Finding the runway at the end of an instrument flight is not a particularly difficult task, especially since the introduction of the Instrument Landing System (ILS), on which you can fly your bird to touchdown with more precision than backing your car into your garage. We, the controllers, will vector the aircraft onto an intercept course for the appropriate ILS, and from then on the pilot can do his bit without sweat. As each runway’s ILS operates on a radio frequency unique to that runway, there is little danger of landing on runway “A”, when you wanted to go to runway “B”.
This is the theory. In practice, when the visibility is good, a lot of pilots were tempted to revert to the good old procedure of a visual approach. If the airport is not particularly busy, it is a fair bet that sooner or later a request for a “visual” will come in from one of the big birds. Most airlines require that all approaches be made on instruments, regardless of visibility, but only a few expressly forbid visual approaches. So, the temptation is high, after all no pilot worth his grain is immune to the exhilaration of hand-flying a multi-engine jet on a short visual approach. To watch such an exercise is equally fascinating for the controller, so if circumstances allow, we are glad to oblige.
This had been exactly the case on that quiet Saturday afternoon when the pilot of a certain European airline reported having the runway in sight, at the same time requesting clearance for a visual approach. With no clouds around and unlimited visibility, approach control promptly transferred the flight to the care of the tower. As there was no other aircraft within a hundred miles, approach never bothered to take a second look on their radar to check where their former charge was actually going.
With things so very quiet, the tower had issued the clearance to land although they could not at that time visually spot the incoming machine. The fact that there lurked a military field a few miles west of ours, with the same runway alignment, did not seem to enter the picture.
As time passed and there was still no sign of a plane gliding towards the runway, the tower controller finally requested a position check from the pilot. The reply “Two miles out, on final, ready to land.” came in a completely self assured manner, momentarily throwing the controller off balance. He still could see no plane on final, but if the captain says he is there. ..? His confusion only increased when a few seconds later the same captain reported having landed… and then continuing in the same sentence with a report of being airborne again on a south-easterly heading, requesting radar assistance. All this time there wasn’t a shadow of a plane to be seen anywhere.

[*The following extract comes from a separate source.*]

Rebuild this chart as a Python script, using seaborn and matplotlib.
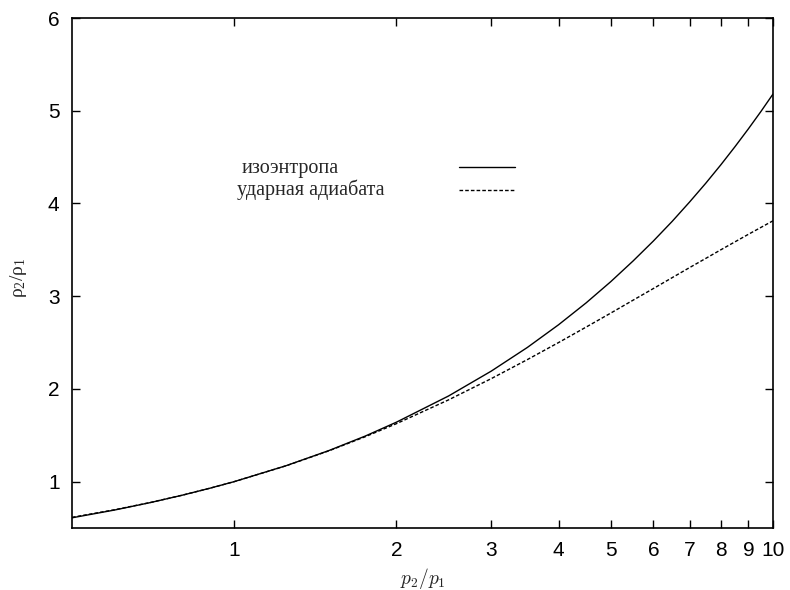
import numpy as np
import pandas as pd
import matplotlib
matplotlib.use("Agg")
import matplotlib.pyplot as plt
import seaborn as sns
from matplotlib.ticker import FixedLocator, NullLocator, FixedFormatter
from matplotlib.lines import Line2D

# data
pressure_ratio = [0.5, 0.6, 0.7, 0.8, 0.9, 1.0, 1.25, 1.5, 1.75, 2.0, 2.5, 3.0,
                  3.5, 4.0, 4.5, 5.0, 5.5, 6.0, 6.5, 7.0, 7.5, 8.0, 8.5, 9.0, 9.5, 10.0]
isentrope = [0.610, 0.694, 0.775, 0.853, 0.928, 1.000, 1.173, 1.336, 1.491, 1.641,
             1.924, 2.192, 2.447, 2.692, 2.928, 3.157, 3.380, 3.596, 3.807, 4.015,
             4.217, 4.416, 4.612, 4.804, 4.993, 5.180]
hugoniot = [0.615, 0.697, 0.776, 0.853, 0.928, 1.000, 1.172, 1.333, 1.484, 1.625,
            1.882, 2.111, 2.316, 2.500, 2.667, 2.818, 2.957, 3.083, 3.200, 3.308,
            3.407, 3.500, 3.586, 3.667, 3.742, 3.813]
series_names = ["изоэнтропа", "ударная адиабата"]
x_ticks = [1, 2, 3, 4, 5, 6, 7, 8, 9, 10]
y_ticks = [1, 2, 3, 4, 5, 6]

df = pd.DataFrame({
    "x": pressure_ratio * 2,
    "y": isentrope + hugoniot,
    "curve": [series_names[0]] * len(pressure_ratio) + [series_names[1]] * len(pressure_ratio),
})

sns.set_style("ticks")
plt.rcParams["font.family"] = ["Liberation Sans", "DejaVu Sans"]
plt.rcParams["mathtext.fontset"] = "cm"

DASH = (2.6, 1.5)

fig = plt.figure(figsize=(7.9, 5.9), dpi=100)
ax = fig.add_axes([72 / 790, 1 - 528 / 590, (773 - 72) / 790, (528 - 18) / 590])

sns.lineplot(data=df, x="x", y="y", hue="curve", style="curve",
             palette=["black", "black"], dashes={series_names[0]: "", series_names[1]: DASH},
             linewidth=1.0, ax=ax, legend=False, sort=False)

ax.set_xscale("log")
ax.set_xlim(0.5, 10)
ax.set_ylim(0.5, 6)
ax.xaxis.set_major_locator(FixedLocator(x_ticks))
ax.xaxis.set_major_formatter(FixedFormatter([str(t) for t in x_ticks]))
ax.xaxis.set_minor_locator(NullLocator())
ax.yaxis.set_major_locator(FixedLocator(y_ticks))
ax.tick_params(axis="both", which="major", direction="in", length=6, width=1,
               top=True, right=True, labelsize=15, pad=9, color="black", labelcolor="black")
for s in ax.spines.values():
    s.set_linewidth(1.2)
    s.set_color("black")

ax.set_xlabel(r"$p_2/p_1$", fontsize=14, labelpad=5)
ax.set_ylabel(r"$\mathregular{ρ_2/ρ_1}$", fontsize=14, labelpad=14,
              family=["Liberation Serif", "DejaVu Serif"])
ax.yaxis.set_label_coords(-0.062, 0.49)

# legend keys (texts drawn separately to mimic the original placement)
handles = [Line2D([], [], color="black", lw=1.0),
           Line2D([], [], color="black", lw=1.0, dashes=DASH)]
leg = ax.legend(handles, series_names, loc="upper right",
                bbox_to_anchor=((515 - 72) / 701, (528 - 159) / 510),
                frameon=False, markerfirst=False, handlelength=2.5, handletextpad=0.5,
                labelspacing=0.12, borderpad=0, borderaxespad=0,
                prop={"family": "Liberation Serif", "size": 16})
for t in leg.get_texts():
    t.set_alpha(0)

ax.text((242 - 72) / 701, (528 - 168) / 510, series_names[0], transform=ax.transAxes,
        ha="left", va="center", family="Liberation Serif", fontsize=14.5)
ax.text((237 - 72) / 701, (528 - 190) / 510, series_names[1], transform=ax.transAxes,
        ha="left", va="center", family="Liberation Serif", fontsize=14.5)

fig.savefig("out.png", dpi=100)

Later we could only bless those military engineers who had built their runway long enough to make such a touch-and-go by a heavy commercial bird possible. Of course, our captain had spotted the military field’s runway and once committed to eyeball navigation, they never bothered to tune their navigation sets to the civilian beacons. These would have shown them the progressive divergence from the proper track. As they have never before landed at our field, the first sign of something amiss had been the nice rows of fighters peacefully parked in front of their shelters. This was more than enough to send our flight back in the air as fast as her engines would take her.
If you think the approach controller had paid less attention to his duties than he should have, you are right. But consider this. The military controllers never complained of an extra flight making a touch-and-go at their field…

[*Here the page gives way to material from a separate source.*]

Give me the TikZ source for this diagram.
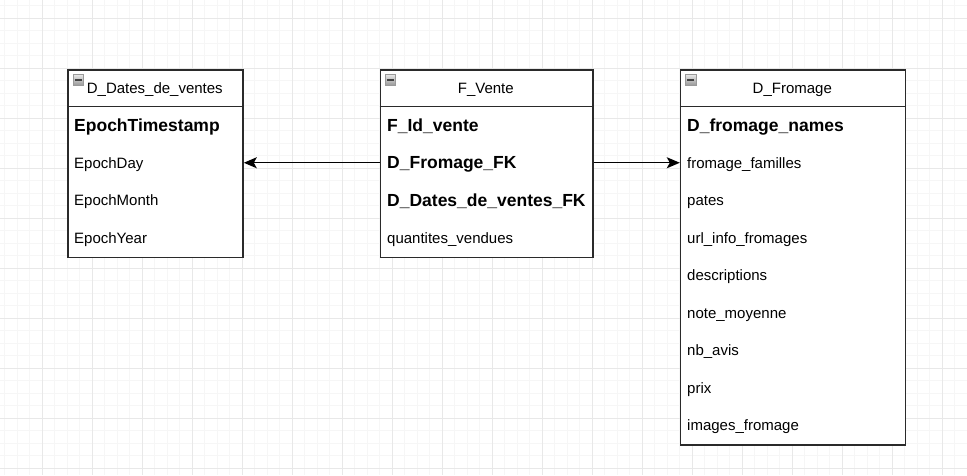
\documentclass[tikz,border=0pt]{standalone}
\usepackage{fontspec}
\setmainfont{Liberation Sans}
\usetikzlibrary{arrows.meta}
\definecolor{gridminor}{HTML}{F6F6F6}
\definecolor{gridmajor}{HTML}{E8E8E8}
\definecolor{boxline}{HTML}{2A2A2A}
\tikzset{
  minorline/.style={draw=gridminor, line width=1pt},
  majorline/.style={draw=gridmajor, line width=1pt},
  tbl/.style={draw=boxline, line width=1.5pt, fill=white, rectangle, inner sep=0pt, anchor=north west},
  sepline/.style={draw=boxline, line width=1.5pt},
  ttl/.style={font=\fontsize{15}{18}\selectfont, inner sep=0pt, anchor=base},
  rowtxt/.style={font=\fontsize{15}{18}\selectfont, inner sep=0pt, anchor=base west},
  rowbold/.style={font=\fontsize{17.5}{21}\selectfont\bfseries, inner sep=0pt, anchor=base west},
  icon/.style={draw=black!40, line width=0.7pt, top color=black!10, bottom color=black!40, minimum width=10.5pt, minimum height=10.5pt, inner sep=0pt},
  iconbar/.style={draw=black!75, line width=1.8pt},
  conn/.style={draw=black, line width=1.4pt, -{Stealth[length=13pt,width=11pt,inset=3pt]}}
}
\begin{document}
\begin{tikzpicture}[x=1pt,y=-1pt]
\useasboundingbox (0,0) rectangle (967,475);
\fill[white] (0,0) rectangle (967,475);
% grid
\foreach \i in {0,...,77} {\draw[minorline] ({4.8+12.5*\i},0) -- ({4.8+12.5*\i},475);}
\foreach \i in {0,...,37} {\draw[minorline] (0,{5.8+12.5*\i}) -- (967,{5.8+12.5*\i});}
\foreach \i in {0,...,18} {\draw[majorline] ({42.3+50*\i},0) -- ({42.3+50*\i},475);}
\foreach \i in {0,...,9} {\draw[majorline] (0,{18.3+50*\i}) -- (967,{18.3+50*\i});}

% ---------- D_Dates_de_ventes ----------
\node[tbl, minimum width=175pt, minimum height=187.5pt] (dd) at (67.3,69) {};
\draw[sepline] (67.3,106.5) -- (242.3,106.5);
\node[icon] (ddi) at (78.3,80) {};
\draw[iconbar] ([xshift=2pt]ddi.west) -- ([xshift=-2pt]ddi.east);
\node[ttl] (ddt) at (154.8,93.3) {D\_Dates\_de\_ventes};
\node[rowbold] (dd1) at (74,131) {EpochTimestamp};
\node[rowtxt] (dd2) at (74,168.3) {EpochDay};
\node[rowtxt] (dd3) at (74,205.8) {EpochMonth};
\node[rowtxt] (dd4) at (74,243.3) {EpochYear};

% ---------- F_Vente ----------
\node[tbl, minimum width=212.5pt, minimum height=187.5pt] (fv) at (379.5,69) {};
\draw[sepline] (379.5,106.5) -- (592,106.5);
\node[icon] (fvi) at (390.5,80) {};
\draw[iconbar] ([xshift=2pt]fvi.west) -- ([xshift=-2pt]fvi.east);
\node[ttl] (fvt) at (485.8,93.3) {F\_Vente};
\node[rowbold] (fv1) at (387,131) {F\_Id\_vente};
\node[rowbold] (fv2) at (387,168.5) {D\_Fromage\_FK};
\node[rowbold] (fv3) at (387,206) {D\_Dates\_de\_ventes\_FK};
\node[rowtxt] (fv4) at (387,243.3) {quantites\_vendues};
\coordinate (fvr2) at (485.8,162.75);

% ---------- D_Fromage ----------
\node[tbl, minimum width=225pt, minimum height=375pt] (df) at (679.8,69) {};
\draw[sepline] (679.8,106.5) -- (904.8,106.5);
\node[icon] (dfi) at (690.8,80) {};
\draw[iconbar] ([xshift=2pt]dfi.west) -- ([xshift=-2pt]dfi.east);
\node[ttl] (dft) at (792.3,93.3) {D\_Fromage};
\node[rowbold] (df1) at (687,131) {D\_fromage\_names};
\node[rowtxt] (df2) at (687,168.3) {fromage\_familles};
\node[rowtxt] (df3) at (687,205.8) {pates};
\node[rowtxt] (df4) at (687,243.3) {url\_info\_fromages};
\node[rowtxt] (df5) at (687,280.8) {descriptions};
\node[rowtxt] (df6) at (687,318.3) {note\_moyenne};
\node[rowtxt] (df7) at (687,355.8) {nb\_avis};
\node[rowtxt] (df8) at (687,393.3) {prix};
\node[rowtxt] (df9) at (687,430.8) {images\_fromage};

% ---------- connectors ----------
\draw[conn] (fv.west |- fvr2) -- (dd.east |- fvr2);
\draw[conn] (fv.east |- fvr2) -- (df.west |- fvr2);
\end{tikzpicture}
\end{document}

Speaking as an ex-BEA Trident driver, I might admit under extreme pressure that there were those among us who would never say Boo to an ATC goose… but they would almost certainly be in the minority in that three-crew cockpit. The Trident was equipped with a (then, 1960s) state of the art Map Display, a device that used a paper roll chart to scroll through the route with navigation data supplied by a Doppler radar and gyro heading . It was the job of the third pilot, P3 (who sat in what in other airlines would have been the engineer’s position, but we were always different), to set up the system, to change charts as required and to update the position if needed when a suitable fix was available. As a precise navigator it hardly compared to GPS, but as a situational awareness device it was fantastic. So the crew you mention may well have politely declined to complain about the lousy vectoring, but they were probably very well aware of where they were. BEA was responsible for a lot of innovation, Fail Op Cat lll for starters, but for 40 years we also had approach charts with deceptively clever terrain contours, of which Jeppesen has managed only a poor imitation only recently, and whihc helped raise terrain awareness to a point that even GPWS cannot meet.
Alex,
Back then we were not allowed to come anywhere near the aircrat of a Western airline and I do not think anyone was really aware of the degree of sophistication in the Trident cockpit. What did know was that BEA crews (and later British Airways) almost never complained about anything. This had the curious side effect of controllers bending over backwards to give BA flights the best possible service at all times (within the available capabilities to be sure). The incident I described was a cock-up that did not happen often:))))
The Budapest TMA was often described as a deep hole surrounded by mountains… The minimum entry and exit levels were around FL140 and 160 and the distence to the airport was fairly short. Aircraft types that were not too good in descending (excess speed like the TU-134) or in climb had to do a lot of fancy footwork to satisfy the restrictions around the TMA. Most of the complaints came from airlines who for some reason were not aware how crazy the set up really was. I remember clearly how appreciative were were of crews who helped instead of complaining. BEA and later BA were certainly among those who helped.
The station manager was an ex-pat Hungarian and he was also the chair of the airline reps committee at the airport. He was a very polite gentleman and used to come to see our boss regularly to present the airline “wishes”. Afterwards, he would drop in to approach control and chat with the controllers. He was a good diplomat…
I am not sure how they feel about BA these days but back then BEA was seen as politeness incarnate.